2018年米・英合作、監督クラヴィエ・ドランとなっております。
監督が8歳の頃映画『タイタニック』に出演していたレオナルド・デカプリオにファンレターを書いたことをヒントに作られた作品です。
海外では酷評の作品です。
まあ、それも納得かな、が私の感想です。
まず、この作品は、確かに監督の思いでがヒントであるのでしょうが。
このエピソードにかかせないのが、リヴァー・フェニックスの存在です。
1986年米国作『スタンドバイミー』主役少年の親友を演じ一躍その名前を世界にとどろかせた子役です。
その後もスター街道を走りながらも、1993年23歳で麻薬中毒でこの世をさります。
彼の影が本作品中でも色濃く投影されております。
「リバー・フェニックス」が生きていたら、レオナルド・デカプリオはスターになれたかどうか。
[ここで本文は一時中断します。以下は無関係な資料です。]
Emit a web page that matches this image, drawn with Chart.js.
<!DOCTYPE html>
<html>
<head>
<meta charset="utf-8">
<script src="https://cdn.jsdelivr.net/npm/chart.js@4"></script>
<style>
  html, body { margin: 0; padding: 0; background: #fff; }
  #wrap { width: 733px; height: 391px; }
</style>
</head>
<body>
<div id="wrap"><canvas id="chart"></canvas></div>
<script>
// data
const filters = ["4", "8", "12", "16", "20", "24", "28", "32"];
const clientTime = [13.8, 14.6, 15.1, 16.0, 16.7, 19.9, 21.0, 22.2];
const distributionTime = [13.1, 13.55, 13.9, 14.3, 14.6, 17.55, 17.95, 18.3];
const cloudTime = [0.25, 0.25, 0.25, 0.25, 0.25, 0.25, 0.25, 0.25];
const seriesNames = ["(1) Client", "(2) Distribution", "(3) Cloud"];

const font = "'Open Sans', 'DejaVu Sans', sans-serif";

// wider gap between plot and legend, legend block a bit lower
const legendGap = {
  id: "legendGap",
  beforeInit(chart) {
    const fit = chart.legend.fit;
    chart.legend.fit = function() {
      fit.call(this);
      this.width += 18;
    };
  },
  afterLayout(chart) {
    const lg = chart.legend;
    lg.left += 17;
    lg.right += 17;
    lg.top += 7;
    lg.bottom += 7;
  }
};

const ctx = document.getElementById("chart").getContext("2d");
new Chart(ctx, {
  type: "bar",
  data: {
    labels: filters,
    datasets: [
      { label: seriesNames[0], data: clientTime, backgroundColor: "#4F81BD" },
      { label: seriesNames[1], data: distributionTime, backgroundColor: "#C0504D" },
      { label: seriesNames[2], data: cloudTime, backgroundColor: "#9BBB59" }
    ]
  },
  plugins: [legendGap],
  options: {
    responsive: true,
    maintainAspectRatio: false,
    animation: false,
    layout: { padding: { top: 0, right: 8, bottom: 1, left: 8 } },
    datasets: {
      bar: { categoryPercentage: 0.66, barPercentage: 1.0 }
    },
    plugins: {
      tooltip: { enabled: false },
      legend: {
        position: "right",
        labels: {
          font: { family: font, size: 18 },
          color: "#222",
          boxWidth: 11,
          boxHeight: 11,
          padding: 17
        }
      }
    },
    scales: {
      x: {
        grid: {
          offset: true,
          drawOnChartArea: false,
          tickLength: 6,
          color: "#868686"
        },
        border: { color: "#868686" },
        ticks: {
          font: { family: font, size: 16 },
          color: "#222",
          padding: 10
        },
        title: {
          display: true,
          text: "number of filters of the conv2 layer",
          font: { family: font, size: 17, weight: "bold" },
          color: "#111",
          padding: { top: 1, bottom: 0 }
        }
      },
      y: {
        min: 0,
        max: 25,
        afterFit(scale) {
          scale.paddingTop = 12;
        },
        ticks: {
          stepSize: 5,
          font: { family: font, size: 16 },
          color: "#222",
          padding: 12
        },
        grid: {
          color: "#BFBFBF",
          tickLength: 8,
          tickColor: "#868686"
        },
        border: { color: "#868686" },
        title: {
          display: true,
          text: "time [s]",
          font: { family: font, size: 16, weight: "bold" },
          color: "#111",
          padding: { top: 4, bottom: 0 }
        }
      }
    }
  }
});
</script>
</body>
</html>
と言われるぐらい、デカプリオと同年代のリバーフェニックスは将来を嘱望されておりました。
ただ、彼は麻薬に走ったのはその複雑な生育歴からくるものが大きいと思われます。
両親は、新興宗教の信者で、幼少期は南米を転々とします、いわゆる両親はヒッピーでその子供であるリバーは当時フラワーチルドレンと呼ばれます。
母親はアルコール、父親は薬物中毒、そんな家庭で彼は、4歳にして性的交渉を経験します。
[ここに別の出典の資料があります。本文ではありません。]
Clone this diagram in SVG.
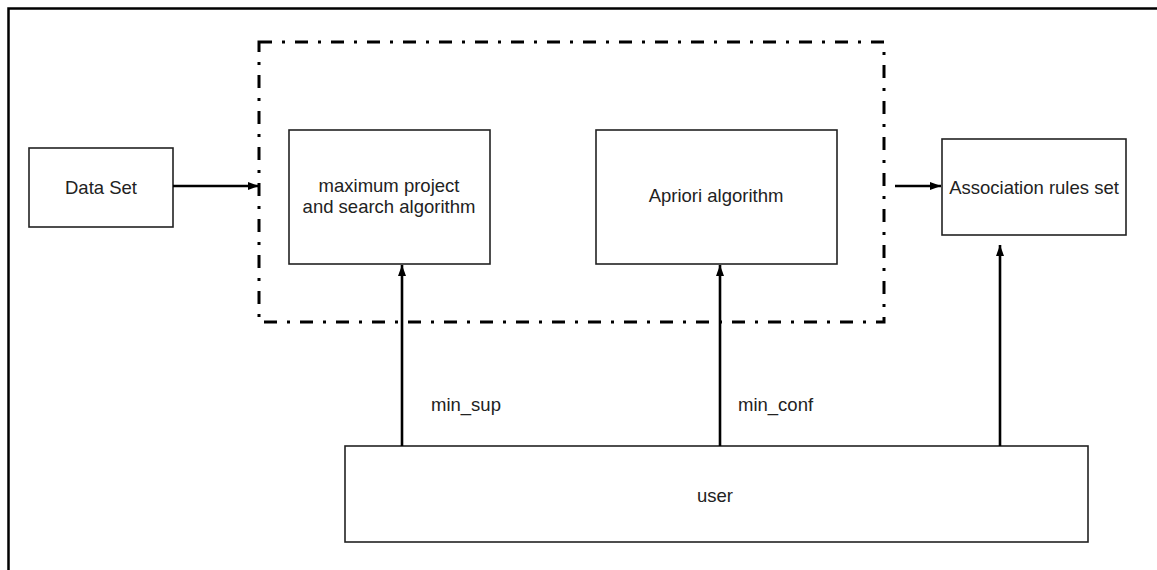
<svg xmlns="http://www.w3.org/2000/svg" width="1157" height="570" viewBox="0 0 1157 570">
<style>
.box{fill:#fff;stroke:#222;stroke-width:1.6}
.lbl{font-family:"Liberation Sans",Arial,sans-serif;font-size:18.5px;fill:#222;text-anchor:middle}
.lbl2{font-family:"Liberation Sans",Arial,sans-serif;font-size:18.5px;fill:#222}
.edge{stroke:#000;stroke-width:2.6;fill:none}
.group{fill:none;stroke:#000;stroke-width:3;stroke-dasharray:13 10 3 10}
</style>
<defs>
<marker id="ah" markerUnits="userSpaceOnUse" markerWidth="12" markerHeight="10" refX="11" refY="4" orient="auto">
<path d="M0,0 L11,4 L0,8 Z" fill="#000"/>
</marker>
</defs>
<rect width="1157" height="570" fill="#fff"/>
<rect x="8.5" y="8.5" width="1160" height="580" fill="none" stroke="#000" stroke-width="2.5"/>
<g id="group-frame">
<rect class="group" x="259" y="42" width="625" height="280"/>
</g>
<g id="node-dataset">
<rect class="box" x="29" y="148" width="144" height="79"/>
<text class="lbl" x="101" y="194">Data Set</text>
</g>
<g id="node-maxproject">
<rect class="box" x="289" y="130" width="201" height="134"/>
<text class="lbl" x="389" y="192">maximum project</text>
<text class="lbl" x="389" y="213">and search algorithm</text>
</g>
<g id="node-apriori">
<rect class="box" x="596" y="130" width="241" height="134"/>
<text class="lbl" x="716" y="202">Apriori algorithm</text>
</g>
<g id="node-assoc">
<rect class="box" x="942" y="139" width="184" height="96"/>
<text class="lbl" x="1034" y="194">Association rules set</text>
</g>
<g id="node-user">
<rect class="box" x="345" y="446" width="743" height="96"/>
<text class="lbl" x="715" y="502">user</text>
</g>
<g id="connectors">
<line class="edge" x1="173" y1="186" x2="259" y2="186" marker-end="url(#ah)"/>
<line class="edge" x1="895" y1="186" x2="941" y2="186" marker-end="url(#ah)"/>
<line class="edge" x1="402" y1="446" x2="402" y2="265" marker-end="url(#ah)"/>
<line class="edge" x1="720" y1="446" x2="720" y2="265" marker-end="url(#ah)"/>
<line class="edge" x1="1000" y1="446" x2="1000" y2="245" marker-end="url(#ah)"/>
<text class="lbl2" x="431" y="411">min_sup</text>
<text class="lbl2" x="738" y="411">min_conf</text>
</g>
</svg>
のちにかれの性的嗜好が同姓愛へと向かったことも複雑な家庭環境とともにこの体験も大きくかかわっているのかと考えられます。
そんな家庭環境でありながらも、聡明な彼はひたすら家族を支えようと懸命になります。
それが、オーディションでテレビの子役としてデビューし、「スタンドバイミー」でスターへの階段を登り始めるのです。
要求される、大人としての演技
子役として成功しても、当然大人の役者としての演技が求められるわけで。
そういう意味でも、彼は比較的順調に作品をこなしてゆきます。
そんな彼がなぜ麻薬中毒でこの世を去ってしまったのか。
そのあたりが、本作『ジョン・F・ドノヴァン』と重なって来るのですが。
リバーフェニックスは同姓愛でした、当時もキアヌ・リーヴスとの中は有名でしたし。
ただ、今と当時とでは、ジェンダーにたいする理解は、今ほど進んでいたわけではなく。
公然の秘密という形をとらざるおえないというか、異性愛者を演じなければならない葛藤もあったはずです。
常によい子を演じてきたリバー
リバーフェニックスは子供の頃から聡明な子供でした。
出演作においても演出者の意図を読み取り、望む演技が出来る子供でした。
アメリカの男の子の子役に求められるのは、こんな息子が自分の子供だったらという演技ができるかどうかです。
そういう意味では、彼の子役時代は、それを完璧にこなしてます。
ただ、彼の悲劇は、その理想の息子像を自分そのものととらえようとしたところです。
となると同性愛である自分も許せないし、自分をより理想に近づけようとします。
そこに、無理があったんでしょうね。
本当の自分と理想の自分、自分に完璧を求めすぎた、良い子でいなければという呪縛に最後まで囚われていたのですね。
本作品は、残念ながら個人的思考の強い作品と言わざる負えない
本作品は、リバーへの思いもあったのかなと思える場面もありますが。
残念ながら、個人的思いをもっと普遍的なものにかえる工夫が必要だと思うのですが。
最初から製作者にそんな思いはなかったのかも知れませんが。
せめて、エンディングロールに「リバーフェニックスに捧ぐ」とでも入れれば少しは良かったと思うのですが。